* MATERIAL:
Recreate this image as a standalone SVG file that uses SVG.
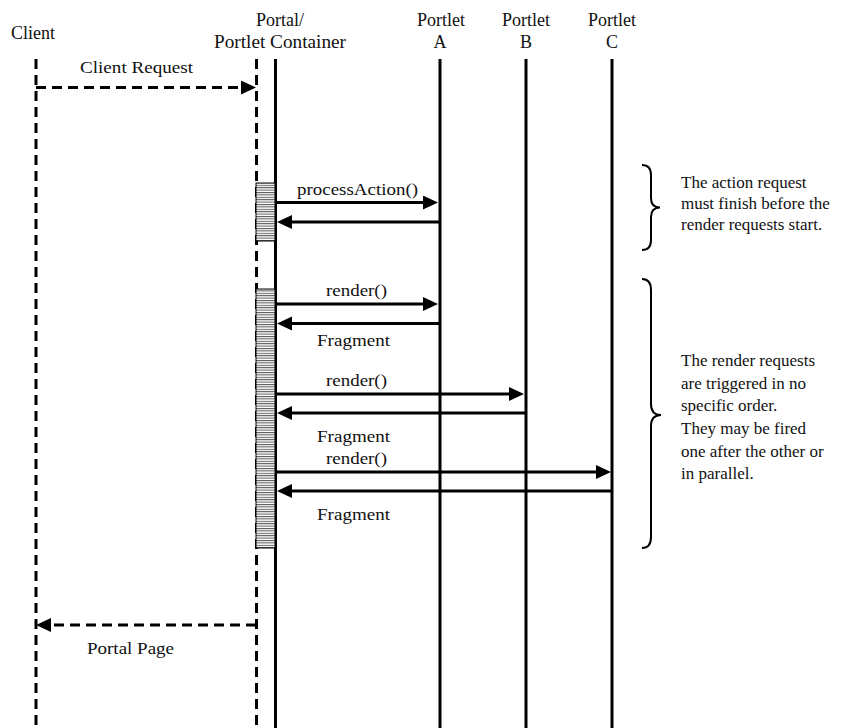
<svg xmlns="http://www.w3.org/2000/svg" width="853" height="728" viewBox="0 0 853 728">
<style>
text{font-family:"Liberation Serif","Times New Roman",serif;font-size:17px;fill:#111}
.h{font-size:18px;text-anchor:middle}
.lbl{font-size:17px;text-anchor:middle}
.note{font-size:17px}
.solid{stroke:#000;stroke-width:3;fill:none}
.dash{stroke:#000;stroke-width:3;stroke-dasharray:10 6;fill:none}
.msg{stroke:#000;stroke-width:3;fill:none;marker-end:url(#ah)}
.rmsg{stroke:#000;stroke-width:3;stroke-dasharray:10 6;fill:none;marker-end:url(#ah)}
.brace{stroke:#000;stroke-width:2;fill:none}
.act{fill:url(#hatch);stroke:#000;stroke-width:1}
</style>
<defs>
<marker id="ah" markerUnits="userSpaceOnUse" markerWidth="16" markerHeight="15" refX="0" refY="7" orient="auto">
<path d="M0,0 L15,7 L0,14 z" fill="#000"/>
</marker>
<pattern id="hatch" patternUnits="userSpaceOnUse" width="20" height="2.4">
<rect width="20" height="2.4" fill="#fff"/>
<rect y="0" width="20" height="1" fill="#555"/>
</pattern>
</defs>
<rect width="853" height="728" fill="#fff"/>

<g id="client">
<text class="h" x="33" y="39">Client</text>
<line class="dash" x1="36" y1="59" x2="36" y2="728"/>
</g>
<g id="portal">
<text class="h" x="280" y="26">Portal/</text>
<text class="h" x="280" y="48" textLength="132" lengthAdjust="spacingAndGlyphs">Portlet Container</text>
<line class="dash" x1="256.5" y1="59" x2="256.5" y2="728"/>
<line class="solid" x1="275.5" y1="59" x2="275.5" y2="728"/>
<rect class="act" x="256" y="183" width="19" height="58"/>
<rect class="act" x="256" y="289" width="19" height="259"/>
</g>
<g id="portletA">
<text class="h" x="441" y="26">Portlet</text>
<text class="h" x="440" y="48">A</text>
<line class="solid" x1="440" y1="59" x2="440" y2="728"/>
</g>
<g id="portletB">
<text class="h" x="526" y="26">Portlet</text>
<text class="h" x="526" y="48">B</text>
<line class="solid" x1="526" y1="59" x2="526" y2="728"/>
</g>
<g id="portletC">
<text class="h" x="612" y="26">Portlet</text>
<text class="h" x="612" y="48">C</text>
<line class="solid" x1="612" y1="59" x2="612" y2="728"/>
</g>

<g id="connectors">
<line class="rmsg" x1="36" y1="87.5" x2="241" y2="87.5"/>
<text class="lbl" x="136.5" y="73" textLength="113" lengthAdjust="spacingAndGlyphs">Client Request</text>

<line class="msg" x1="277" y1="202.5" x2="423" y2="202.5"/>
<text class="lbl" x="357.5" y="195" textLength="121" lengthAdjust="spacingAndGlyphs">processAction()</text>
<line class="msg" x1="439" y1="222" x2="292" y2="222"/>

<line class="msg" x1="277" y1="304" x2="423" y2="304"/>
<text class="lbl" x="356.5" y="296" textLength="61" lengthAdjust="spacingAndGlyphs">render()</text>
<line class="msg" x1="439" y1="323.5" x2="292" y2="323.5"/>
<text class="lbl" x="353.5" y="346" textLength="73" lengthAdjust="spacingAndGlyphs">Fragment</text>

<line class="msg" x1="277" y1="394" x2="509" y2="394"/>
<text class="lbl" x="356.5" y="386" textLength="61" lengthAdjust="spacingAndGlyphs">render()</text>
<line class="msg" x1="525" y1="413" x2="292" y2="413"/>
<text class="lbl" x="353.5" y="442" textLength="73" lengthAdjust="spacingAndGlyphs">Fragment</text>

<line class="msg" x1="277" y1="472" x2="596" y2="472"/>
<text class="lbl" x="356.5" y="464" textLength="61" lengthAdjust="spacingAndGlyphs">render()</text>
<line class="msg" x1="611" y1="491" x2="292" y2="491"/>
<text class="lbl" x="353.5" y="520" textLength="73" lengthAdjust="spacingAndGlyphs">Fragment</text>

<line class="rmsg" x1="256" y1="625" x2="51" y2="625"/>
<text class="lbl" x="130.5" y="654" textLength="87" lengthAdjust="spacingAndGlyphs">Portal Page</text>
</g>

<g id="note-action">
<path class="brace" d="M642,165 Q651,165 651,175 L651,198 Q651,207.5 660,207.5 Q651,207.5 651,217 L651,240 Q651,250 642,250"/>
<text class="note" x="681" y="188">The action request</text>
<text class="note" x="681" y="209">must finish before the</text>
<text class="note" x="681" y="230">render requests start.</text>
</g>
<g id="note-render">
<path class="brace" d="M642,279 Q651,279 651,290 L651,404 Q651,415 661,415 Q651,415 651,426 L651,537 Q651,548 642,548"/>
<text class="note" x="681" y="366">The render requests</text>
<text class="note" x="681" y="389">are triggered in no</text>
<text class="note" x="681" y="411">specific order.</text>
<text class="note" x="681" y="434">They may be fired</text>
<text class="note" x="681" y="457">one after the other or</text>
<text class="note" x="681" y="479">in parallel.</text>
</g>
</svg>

--

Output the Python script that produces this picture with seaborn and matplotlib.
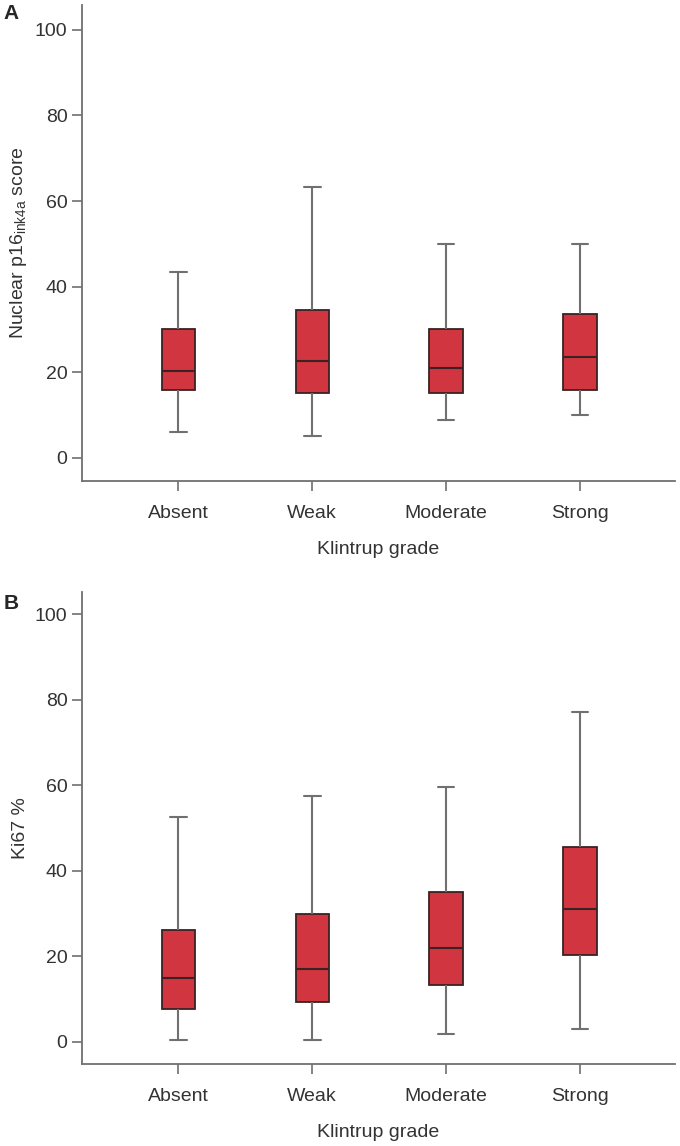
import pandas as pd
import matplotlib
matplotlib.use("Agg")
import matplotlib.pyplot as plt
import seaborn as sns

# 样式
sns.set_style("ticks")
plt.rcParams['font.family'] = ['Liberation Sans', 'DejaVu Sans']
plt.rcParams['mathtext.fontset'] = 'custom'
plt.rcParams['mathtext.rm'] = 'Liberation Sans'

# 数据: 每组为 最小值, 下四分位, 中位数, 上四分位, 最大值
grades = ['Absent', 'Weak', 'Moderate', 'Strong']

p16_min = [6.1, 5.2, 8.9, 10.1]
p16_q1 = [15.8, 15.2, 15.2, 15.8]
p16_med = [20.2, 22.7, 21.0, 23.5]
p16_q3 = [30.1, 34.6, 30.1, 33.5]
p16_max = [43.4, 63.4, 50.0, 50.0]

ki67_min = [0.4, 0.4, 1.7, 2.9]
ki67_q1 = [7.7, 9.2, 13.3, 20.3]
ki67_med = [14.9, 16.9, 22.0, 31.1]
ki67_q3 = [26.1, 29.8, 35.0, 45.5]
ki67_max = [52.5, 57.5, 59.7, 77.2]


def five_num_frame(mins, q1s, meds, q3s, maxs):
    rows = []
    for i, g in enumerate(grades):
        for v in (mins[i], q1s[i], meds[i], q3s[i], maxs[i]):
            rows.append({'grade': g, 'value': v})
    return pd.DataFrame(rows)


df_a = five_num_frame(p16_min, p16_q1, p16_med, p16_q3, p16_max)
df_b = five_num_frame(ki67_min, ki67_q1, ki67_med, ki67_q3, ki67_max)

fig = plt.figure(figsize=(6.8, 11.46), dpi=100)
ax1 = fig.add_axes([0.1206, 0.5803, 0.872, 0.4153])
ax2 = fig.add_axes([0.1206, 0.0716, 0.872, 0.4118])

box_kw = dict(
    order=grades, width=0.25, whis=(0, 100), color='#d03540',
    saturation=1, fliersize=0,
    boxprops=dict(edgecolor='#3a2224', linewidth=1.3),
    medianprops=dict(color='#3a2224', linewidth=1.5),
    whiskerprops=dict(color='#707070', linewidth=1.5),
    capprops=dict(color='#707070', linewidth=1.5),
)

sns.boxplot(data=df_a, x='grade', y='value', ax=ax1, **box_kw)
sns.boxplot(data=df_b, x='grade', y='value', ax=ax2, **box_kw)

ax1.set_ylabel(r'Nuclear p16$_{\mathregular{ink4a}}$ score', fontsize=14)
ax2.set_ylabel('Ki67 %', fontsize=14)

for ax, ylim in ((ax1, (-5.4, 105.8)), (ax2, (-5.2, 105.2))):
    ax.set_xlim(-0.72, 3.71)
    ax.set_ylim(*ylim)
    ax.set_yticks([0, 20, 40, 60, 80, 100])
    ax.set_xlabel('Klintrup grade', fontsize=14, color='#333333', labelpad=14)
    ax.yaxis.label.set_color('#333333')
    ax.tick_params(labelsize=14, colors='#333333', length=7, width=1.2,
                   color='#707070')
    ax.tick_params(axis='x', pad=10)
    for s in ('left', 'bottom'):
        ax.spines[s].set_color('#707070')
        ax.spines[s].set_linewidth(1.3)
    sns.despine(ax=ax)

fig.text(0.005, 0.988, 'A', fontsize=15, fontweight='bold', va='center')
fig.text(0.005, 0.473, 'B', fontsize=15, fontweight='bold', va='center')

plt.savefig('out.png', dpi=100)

* * *

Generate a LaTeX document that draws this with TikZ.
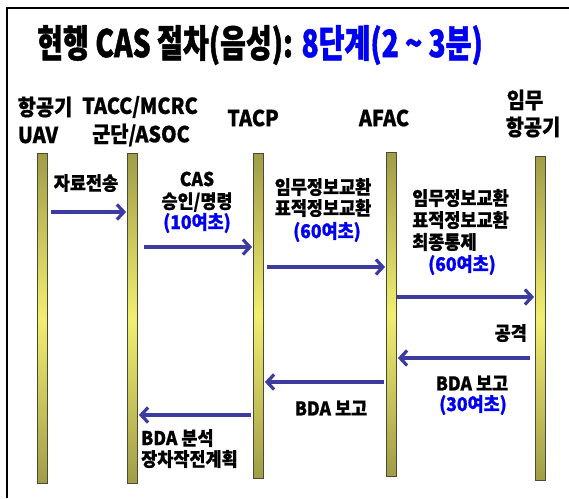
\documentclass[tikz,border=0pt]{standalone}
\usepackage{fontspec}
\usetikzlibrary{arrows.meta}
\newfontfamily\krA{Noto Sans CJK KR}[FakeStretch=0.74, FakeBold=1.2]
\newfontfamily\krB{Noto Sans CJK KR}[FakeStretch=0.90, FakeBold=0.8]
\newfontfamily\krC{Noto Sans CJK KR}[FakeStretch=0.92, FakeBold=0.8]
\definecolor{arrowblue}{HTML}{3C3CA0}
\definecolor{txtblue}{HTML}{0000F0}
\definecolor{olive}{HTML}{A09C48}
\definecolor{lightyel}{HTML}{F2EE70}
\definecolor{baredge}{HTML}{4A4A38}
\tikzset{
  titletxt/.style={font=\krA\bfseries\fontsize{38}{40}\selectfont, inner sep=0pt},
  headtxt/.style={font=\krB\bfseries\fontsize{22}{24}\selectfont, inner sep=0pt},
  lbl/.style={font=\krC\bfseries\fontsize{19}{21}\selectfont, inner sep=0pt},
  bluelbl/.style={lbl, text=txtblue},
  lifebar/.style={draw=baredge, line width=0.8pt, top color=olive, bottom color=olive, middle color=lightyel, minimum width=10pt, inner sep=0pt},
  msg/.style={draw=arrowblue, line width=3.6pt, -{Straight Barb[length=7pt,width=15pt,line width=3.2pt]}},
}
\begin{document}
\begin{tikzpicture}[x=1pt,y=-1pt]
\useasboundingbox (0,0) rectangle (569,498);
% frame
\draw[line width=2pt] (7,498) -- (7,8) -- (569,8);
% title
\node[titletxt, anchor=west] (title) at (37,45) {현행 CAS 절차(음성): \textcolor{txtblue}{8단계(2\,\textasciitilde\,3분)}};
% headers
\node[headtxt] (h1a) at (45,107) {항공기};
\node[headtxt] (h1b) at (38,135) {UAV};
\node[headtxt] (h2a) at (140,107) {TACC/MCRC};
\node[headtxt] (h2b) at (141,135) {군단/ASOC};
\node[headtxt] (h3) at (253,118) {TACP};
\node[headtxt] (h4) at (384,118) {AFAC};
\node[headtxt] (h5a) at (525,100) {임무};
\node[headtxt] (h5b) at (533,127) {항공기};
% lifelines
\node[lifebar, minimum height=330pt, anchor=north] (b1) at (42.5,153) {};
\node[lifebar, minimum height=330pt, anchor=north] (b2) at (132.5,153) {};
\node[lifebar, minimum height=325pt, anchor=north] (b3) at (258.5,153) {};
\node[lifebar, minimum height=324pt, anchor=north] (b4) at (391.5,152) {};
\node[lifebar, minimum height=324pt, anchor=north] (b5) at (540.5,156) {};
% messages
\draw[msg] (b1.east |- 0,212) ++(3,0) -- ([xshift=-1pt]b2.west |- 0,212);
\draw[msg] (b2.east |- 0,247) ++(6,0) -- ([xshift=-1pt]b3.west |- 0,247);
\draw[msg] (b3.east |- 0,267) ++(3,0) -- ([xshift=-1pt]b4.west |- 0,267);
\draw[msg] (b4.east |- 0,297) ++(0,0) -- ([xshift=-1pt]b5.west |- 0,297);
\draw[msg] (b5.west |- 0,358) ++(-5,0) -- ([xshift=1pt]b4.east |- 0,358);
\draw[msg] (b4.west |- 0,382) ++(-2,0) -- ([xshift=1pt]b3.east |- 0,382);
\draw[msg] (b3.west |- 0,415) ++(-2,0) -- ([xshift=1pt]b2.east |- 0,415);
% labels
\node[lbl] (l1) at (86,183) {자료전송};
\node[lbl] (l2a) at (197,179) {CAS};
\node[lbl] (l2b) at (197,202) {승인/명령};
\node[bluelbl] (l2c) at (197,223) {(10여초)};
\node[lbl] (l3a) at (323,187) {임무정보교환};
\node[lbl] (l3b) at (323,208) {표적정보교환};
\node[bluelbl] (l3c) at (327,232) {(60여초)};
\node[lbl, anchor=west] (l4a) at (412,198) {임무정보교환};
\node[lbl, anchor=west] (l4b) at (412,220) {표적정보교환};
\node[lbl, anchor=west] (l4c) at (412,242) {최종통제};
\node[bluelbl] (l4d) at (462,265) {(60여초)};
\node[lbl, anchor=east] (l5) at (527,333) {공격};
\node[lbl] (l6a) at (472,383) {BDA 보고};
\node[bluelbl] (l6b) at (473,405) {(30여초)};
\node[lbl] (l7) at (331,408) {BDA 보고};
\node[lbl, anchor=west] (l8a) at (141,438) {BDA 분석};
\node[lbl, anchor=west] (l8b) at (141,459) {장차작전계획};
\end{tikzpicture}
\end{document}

* EXERCISE: Exactly the lines starting at the line containing "Output the Python" and ending at the line containing "ax2.set_ylabel('Ki67 %', fontsize=14)" should be transcribed, both included; omit the pictures.

* WORKED ANSWER:
Output the Python script that produces this picture with seaborn and matplotlib.
import pandas as pd
import matplotlib
matplotlib.use("Agg")
import matplotlib.pyplot as plt
import seaborn as sns

# 样式
sns.set_style("ticks")
plt.rcParams['font.family'] = ['Liberation Sans', 'DejaVu Sans']
plt.rcParams['mathtext.fontset'] = 'custom'
plt.rcParams['mathtext.rm'] = 'Liberation Sans'

# 数据: 每组为 最小值, 下四分位, 中位数, 上四分位, 最大值
grades = ['Absent', 'Weak', 'Moderate', 'Strong']

p16_min = [6.1, 5.2, 8.9, 10.1]
p16_q1 = [15.8, 15.2, 15.2, 15.8]
p16_med = [20.2, 22.7, 21.0, 23.5]
p16_q3 = [30.1, 34.6, 30.1, 33.5]
p16_max = [43.4, 63.4, 50.0, 50.0]

ki67_min = [0.4, 0.4, 1.7, 2.9]
ki67_q1 = [7.7, 9.2, 13.3, 20.3]
ki67_med = [14.9, 16.9, 22.0, 31.1]
ki67_q3 = [26.1, 29.8, 35.0, 45.5]
ki67_max = [52.5, 57.5, 59.7, 77.2]


def five_num_frame(mins, q1s, meds, q3s, maxs):
    rows = []
    for i, g in enumerate(grades):
        for v in (mins[i], q1s[i], meds[i], q3s[i], maxs[i]):
            rows.append({'grade': g, 'value': v})
    return pd.DataFrame(rows)


df_a = five_num_frame(p16_min, p16_q1, p16_med, p16_q3, p16_max)
df_b = five_num_frame(ki67_min, ki67_q1, ki67_med, ki67_q3, ki67_max)

fig = plt.figure(figsize=(6.8, 11.46), dpi=100)
ax1 = fig.add_axes([0.1206, 0.5803, 0.872, 0.4153])
ax2 = fig.add_axes([0.1206, 0.0716, 0.872, 0.4118])

box_kw = dict(
    order=grades, width=0.25, whis=(0, 100), color='#d03540',
    saturation=1, fliersize=0,
    boxprops=dict(edgecolor='#3a2224', linewidth=1.3),
    medianprops=dict(color='#3a2224', linewidth=1.5),
    whiskerprops=dict(color='#707070', linewidth=1.5),
    capprops=dict(color='#707070', linewidth=1.5),
)

sns.boxplot(data=df_a, x='grade', y='value', ax=ax1, **box_kw)
sns.boxplot(data=df_b, x='grade', y='value', ax=ax2, **box_kw)

ax1.set_ylabel(r'Nuclear p16$_{\mathregular{ink4a}}$ score', fontsize=14)
ax2.set_ylabel('Ki67 %', fontsize=14)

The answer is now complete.